2 past entries to review:

On bird navigation and quantum mechanics
On monarch butterflies and missing mountains

Found this poem the other day on Poets.org:

Owl/ Anne Haven McDonnell

In winter, we find her invisible 
against the furrows 
of cottonwood bark. Her swivel 
and lean follow us until 
we sit on the old polished log 
we call creature. She blinks, 
swells her feathers out, shakes and settles. 

It’s a good day when I see an owl. 
We watch until she drops—a fall 
opening to swoop and glide. What is it 
with lesbians and owls? Someone 
asked. I’ll leave the question 
there. There’s a world 

the old trees make of water 
and air. I like to feel the day 
undress its cool oblivion, currents 
moving the one mind of leaves, 
shadows deeper with the breath 
of owls. Just the chance she might 
be there watching makes me 
love—no—makes me loved.

So much I love about this poem: the short lines, economy of words, how the narrator has named the log creature, that it’s a good day when she sees an owl (not because it’s an owl, although that’s cool, but because she thinks that if she sees a certain something, she’ll have a good day. Mine is roller skiers or turkeys), the cool oblivion, the breath of owls, shadows as both (?) a noun and a verb, the ending line.

dec 22/BIKERUN

bike: 12 minute warm-up
run: 3.25 miles
basement
outside temp: -6 / feels like -25

Dangerously cold today, or as the winter storm warning described it, life-threatening. Yikes. In order to chip away at those last miles I need to reach my goal of 1000 miles, I ran on the treadmill.

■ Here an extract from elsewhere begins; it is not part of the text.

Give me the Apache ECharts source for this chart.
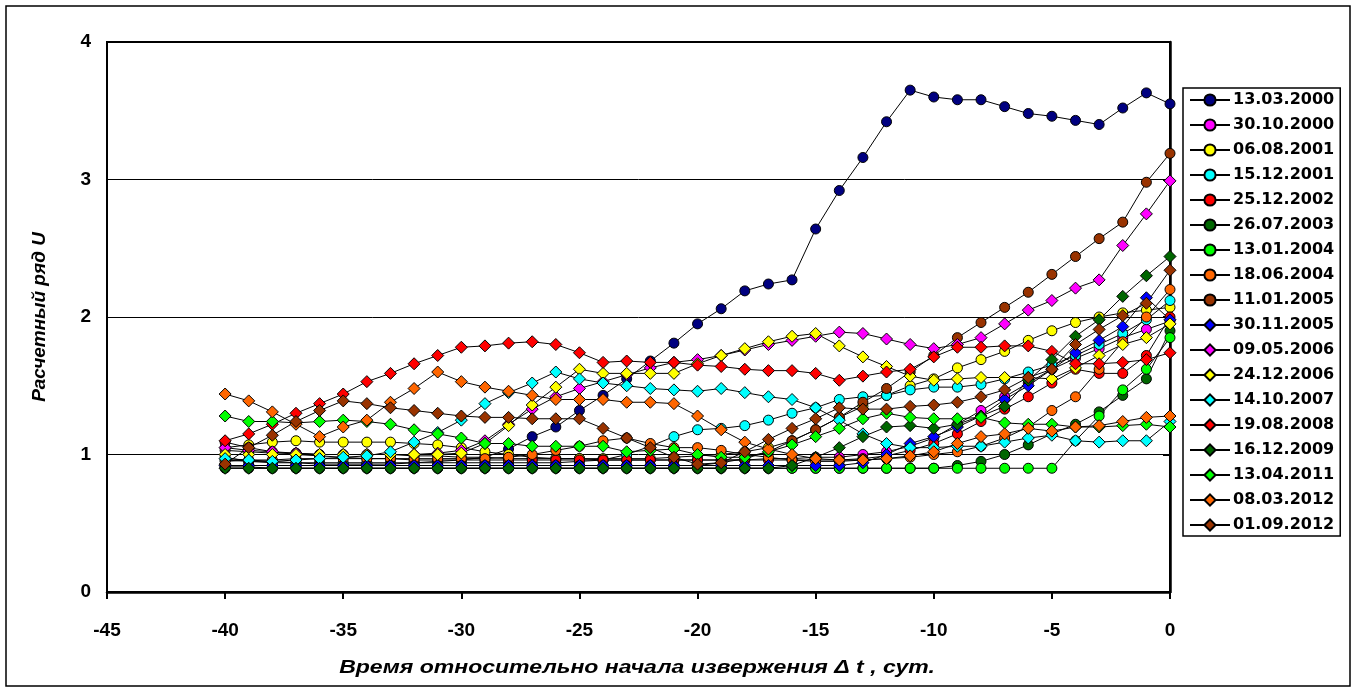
<!DOCTYPE html>
<html><head><meta charset="utf-8">
<script src="https://cdn.jsdelivr.net/npm/echarts@6/dist/echarts.min.js"></script>
<style>html,body{margin:0;padding:0;background:#fff}#c{width:1356px;height:691px}</style>
</head><body><div id="c"></div>
<script>
const xValues = [-40,-39,-38,-37,-36,-35,-34,-33,-32,-31,-30,-29,-28,-27,-26,-25,-24,-23,-22,-21,-20,-19,-18,-17,-16,-15,-14,-13,-12,-11,-10,-9,-8,-7,-6,-5,-4,-3,-2,-1,0];
const xTicks = [-45,-40,-35,-30,-25,-20,-15,-10,-5,0];
const yTicks = [0,1,2,3,4];
const xTitle = 'Время относительно начала извержения \u0394 t , сут.';
const yTitle = 'Расчетный ряд U';
const seriesNames = ['13.03.2000','30.10.2000','06.08.2001','15.12.2001','25.12.2002','26.07.2003','13.01.2004','18.06.2004','11.01.2005','30.11.2005','09.05.2006','24.12.2006','14.10.2007','19.08.2008','16.12.2009','13.04.2011','08.03.2012','01.09.2012'];

const v_13_03_2000 = [0.96,0.95,0.94,0.94,0.93,0.93,0.93,0.93,0.94,0.95,0.96,0.98,1.04,1.13,1.20,1.32,1.43,1.55,1.68,1.81,1.95,2.06,2.19,2.24,2.27,2.64,2.92,3.16,3.42,3.65,3.60,3.58,3.58,3.53,3.48,3.46,3.43,3.40,3.52,3.63,3.55];
const v_30_10_2000 = [1.03,1.02,1.01,1.01,1.00,1.00,1.00,1.00,0.99,0.99,0.98,0.98,0.97,0.97,0.97,0.97,0.96,0.96,0.96,0.96,0.96,0.96,0.96,0.97,0.97,0.98,0.98,1.00,1.02,1.06,1.12,1.22,1.32,1.42,1.52,1.62,1.70,1.77,1.85,1.91,1.97];
const v_06_08_2001 = [1.05,1.07,1.09,1.10,1.09,1.09,1.09,1.09,1.08,1.07,1.05,1.02,1.00,0.98,0.97,0.97,0.97,0.97,0.97,0.98,0.99,1.00,1.02,1.05,1.10,1.18,1.27,1.35,1.43,1.50,1.55,1.63,1.69,1.75,1.83,1.90,1.96,2.00,2.03,2.05,2.07];
const v_15_12_2001 = [0.98,0.95,0.95,0.94,0.94,0.94,0.94,0.94,0.94,0.94,0.94,0.94,0.94,0.94,0.94,0.95,0.96,1.00,1.06,1.13,1.18,1.19,1.21,1.25,1.30,1.34,1.40,1.42,1.43,1.47,1.49,1.49,1.51,1.55,1.60,1.65,1.72,1.80,1.88,1.98,2.12];
const v_25_12_2002 = [1.09,1.05,1.02,1.00,0.99,0.98,0.97,0.97,0.96,0.96,0.96,0.96,0.96,0.96,0.96,0.96,0.96,0.96,0.96,0.96,0.96,0.96,0.96,0.96,0.96,0.96,0.96,0.97,0.99,1.03,1.08,1.15,1.24,1.33,1.42,1.52,1.62,1.59,1.59,1.72,2.00];
const v_26_07_2003 = [0.90,0.90,0.90,0.90,0.90,0.90,0.90,0.90,0.90,0.90,0.90,0.90,0.90,0.90,0.90,0.90,0.90,0.90,0.90,0.90,0.90,0.90,0.90,0.90,0.90,0.90,0.90,0.90,0.90,0.90,0.90,0.92,0.95,1.00,1.07,1.15,1.22,1.31,1.43,1.55,1.90];
const v_13_01_2004 = [0.91,0.91,0.90,0.90,0.90,0.90,0.90,0.90,0.90,0.90,0.90,0.90,0.90,0.90,0.90,0.90,0.90,0.90,0.90,0.90,0.90,0.90,0.90,0.90,0.90,0.90,0.90,0.90,0.90,0.90,0.90,0.90,0.90,0.90,0.90,0.90,1.10,1.28,1.47,1.62,1.85];
const v_18_06_2004 = [0.95,0.96,0.96,0.97,0.97,0.97,0.97,0.97,0.97,0.97,0.97,0.97,0.98,1.00,1.03,1.06,1.10,1.12,1.08,1.05,1.05,1.03,1.00,0.98,0.96,0.95,0.95,0.96,0.97,0.98,1.00,1.02,1.06,1.12,1.20,1.32,1.42,1.62,1.82,2.00,2.20];
const v_11_01_2005 = [0.92,0.92,0.92,0.92,0.92,0.92,0.92,0.92,0.92,0.92,0.92,0.92,0.92,0.92,0.92,0.92,0.92,0.92,0.92,0.92,0.92,0.94,0.97,1.02,1.10,1.18,1.27,1.38,1.48,1.60,1.72,1.85,1.96,2.07,2.18,2.31,2.44,2.57,2.69,2.98,3.19];
const v_30_11_2005 = [0.92,0.92,0.92,0.92,0.92,0.92,0.92,0.92,0.92,0.92,0.92,0.92,0.92,0.92,0.92,0.92,0.92,0.92,0.92,0.92,0.92,0.92,0.92,0.92,0.92,0.92,0.92,0.94,1.00,1.08,1.13,1.20,1.28,1.40,1.50,1.62,1.74,1.83,1.93,2.14,1.98];
const v_09_05_2006 = [1.05,1.03,1.02,1.01,1.00,1.00,1.00,1.00,1.00,1.01,1.03,1.10,1.22,1.33,1.42,1.48,1.53,1.58,1.63,1.67,1.69,1.72,1.76,1.80,1.83,1.86,1.89,1.88,1.84,1.80,1.77,1.80,1.85,1.95,2.05,2.12,2.21,2.27,2.52,2.75,2.99];
const v_24_12_2006 = [1.00,1.00,1.00,1.00,1.00,1.00,1.00,1.00,1.00,1.00,1.01,1.08,1.21,1.36,1.49,1.62,1.59,1.59,1.59,1.59,1.66,1.72,1.77,1.82,1.86,1.88,1.79,1.71,1.64,1.57,1.54,1.55,1.56,1.56,1.56,1.55,1.63,1.72,1.80,1.85,1.95];
const v_14_10_2007 = [0.97,0.96,0.95,0.96,0.97,0.98,0.99,1.02,1.09,1.16,1.25,1.37,1.45,1.52,1.60,1.55,1.52,1.50,1.48,1.47,1.46,1.48,1.45,1.42,1.40,1.34,1.25,1.15,1.08,1.05,1.05,1.06,1.06,1.09,1.12,1.14,1.10,1.09,1.10,1.10,1.24];
const v_19_08_2008 = [1.10,1.15,1.22,1.30,1.37,1.44,1.53,1.59,1.66,1.72,1.78,1.79,1.81,1.82,1.80,1.74,1.67,1.68,1.67,1.67,1.65,1.64,1.62,1.61,1.61,1.59,1.54,1.57,1.60,1.62,1.71,1.78,1.78,1.79,1.79,1.75,1.66,1.66,1.67,1.69,1.74];
const v_16_12_2009 = [0.90,0.90,0.90,0.90,0.90,0.90,0.90,0.90,0.90,0.90,0.90,0.90,0.90,0.90,0.90,0.90,0.90,0.90,0.90,0.90,0.90,0.90,0.90,0.90,0.92,0.98,1.05,1.13,1.20,1.21,1.19,1.22,1.28,1.35,1.54,1.69,1.86,1.98,2.15,2.30,2.44];
const v_13_04_2011 = [1.28,1.24,1.24,1.23,1.24,1.25,1.24,1.22,1.18,1.15,1.12,1.08,1.08,1.06,1.06,1.06,1.06,1.02,1.03,1.04,1.00,0.98,0.98,1.02,1.07,1.13,1.19,1.26,1.30,1.27,1.26,1.26,1.27,1.23,1.22,1.22,1.20,1.20,1.21,1.22,1.20];
const v_08_03_2012 = [1.44,1.39,1.31,1.22,1.13,1.20,1.25,1.38,1.48,1.60,1.53,1.49,1.46,1.43,1.40,1.40,1.40,1.38,1.38,1.37,1.28,1.18,1.09,1.04,1.00,0.97,0.96,0.96,0.97,0.99,1.02,1.08,1.13,1.15,1.19,1.17,1.20,1.21,1.24,1.27,1.28];
const v_01_09_2012 = [0.93,1.05,1.14,1.24,1.32,1.39,1.37,1.34,1.32,1.30,1.28,1.27,1.27,1.26,1.26,1.26,1.19,1.12,1.05,0.98,0.93,0.94,1.02,1.11,1.19,1.26,1.34,1.33,1.33,1.35,1.36,1.38,1.42,1.47,1.56,1.62,1.80,1.91,2.01,2.10,2.34];

const seriesValues = [v_13_03_2000,v_30_10_2000,v_06_08_2001,v_15_12_2001,v_25_12_2002,v_26_07_2003,v_13_01_2004,v_18_06_2004,v_11_01_2005,v_30_11_2005,v_09_05_2006,v_24_12_2006,v_14_10_2007,v_19_08_2008,v_16_12_2009,v_13_04_2011,v_08_03_2012,v_01_09_2012];
const fills = ['#000080','#FF00FF','#FFFF00','#00FFFF','#FF0000','#006600','#00FF00','#FF6600','#993300','#0000FF','#FF00FF','#FFFF00','#00FFFF','#FF0000','#006600','#00FF00','#FF6600','#993300'];
const shapes = ['circle','circle','circle','circle','circle','circle','circle','circle','circle','diamond','diamond','diamond','diamond','diamond','diamond','diamond','diamond','diamond'];

const FONT = 'Liberation Sans, Arial, sans-serif';
const WIDE = 'DejaVu Sans, Liberation Sans, sans-serif';
const chart = echarts.init(document.getElementById('c'), null, {renderer:'canvas'});
const series = seriesNames.map((name, k) => ({
  name, type:'line',
  data: xValues.map((x,i)=>[x, seriesValues[k][i]]),
  symbol: shapes[k],
  symbolSize: shapes[k]==='circle' ? 10 : 12,
  lineStyle:{color:'#000', width:1},
  itemStyle:{color:fills[k], borderColor:'#000', borderWidth:1},
  emphasis:{disabled:true},
  animation:false
}));

chart.setOption({
  animation:false,
  backgroundColor:'#fff',
  graphic:[
    {type:'rect', shape:{x:6,y:6,width:1344,height:680}, style:{fill:'none', stroke:'#000', lineWidth:1.5}, silent:true},
    {type:'text', x:637, y:668, scaleX:1.28, silent:true,
     style:{text:xTitle, fill:'#000', font:'italic bold 18px ' + FONT, textAlign:'center', textVerticalAlign:'middle'}}
  ],
  grid:{left:107, right:186, top:42, bottom:99, show:true, borderColor:'#000', borderWidth:2, backgroundColor:'#fff'},
  xAxis:{
    type:'value', min:xTicks[0], max:xTicks[xTicks.length-1], interval:5,
    axisLine:{lineStyle:{color:'#000', width:2.5}},
    axisTick:{show:true, length:7, lineStyle:{color:'#000', width:2}},
    axisLabel:{fontFamily:FONT, fontWeight:'bold', fontSize:19, color:'#000', margin:29},
    splitLine:{show:false}
  },
  yAxis:{
    type:'value', min:yTicks[0], max:yTicks[yTicks.length-1], interval:1,
    name:yTitle, nameLocation:'middle', nameGap:58, nameRotate:90,
    nameTextStyle:{fontFamily:FONT, fontWeight:'bold', fontStyle:'italic', fontSize:19, color:'#000'},
    axisLine:{show:true, lineStyle:{color:'#000', width:2.5}},
    axisTick:{show:true, length:7, lineStyle:{color:'#000', width:2}},
    axisLabel:{fontFamily:FONT, fontWeight:'bold', fontSize:19, color:'#000', margin:16},
    splitLine:{show:true, lineStyle:{color:'#000', width:1}}
  },
  legend:{
    orient:'vertical', left:1183, top:88,
    backgroundColor:'#fff', borderColor:'#000', borderWidth:1.5, padding:[4,6,3,6],
    itemWidth:40, itemHeight:14, itemGap:9,
    textStyle:{fontFamily:WIDE, fontWeight:'bold', fontSize:16, color:'#000', padding:[0,0,0,-2]},
    data: seriesNames
  },
  series
});
</script></body></html>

current total (after this run): 991.95

Warmed up (because it was cold in the basement!) on the bike first, while watching Erin Azar (Mrs. Space Cadet) and her latest “uncomfy” challenge. A self-proclaimed struggle runner and content creator, Azar is completing (and filming) a bunch of things that make her feel uncomfortable. This one was working out with a college lacrosse team. I like her and I enjoyed this video, partly for her perspective, partly for the positive energy of the college athletes, and partly for the speed drills. Some useful stuff in there, I think.

After the bike warm-up, I ran for 31 minutes. Decided to try listening to my latest audiobook, a story collection about an elderly woman in Sweden who likes to solve her problems with murder: An Elderly Lady is Up to No Good. I really like stories with smart, capable, thriving (not always physically, but in terms of their perspective that when you get old you’re not just waiting for death to come) older women. I also like that it’s a story collection — as opposed to a ridiculously long novel — and that it’s translated from Swedish. I covered the display panel on the treadmill with a towel, didn’t look at my watch, and ran while listening to Maud (the old lady) murder a terrible gold digger and a selfish, needy sister. Wow. I lost track of time and was surprised when I gave in and looked at my watch and saw that 26 minutes had gone by. I struggle to run for a long time on a too steady treadmill in a boring basement. Listening to this book helped.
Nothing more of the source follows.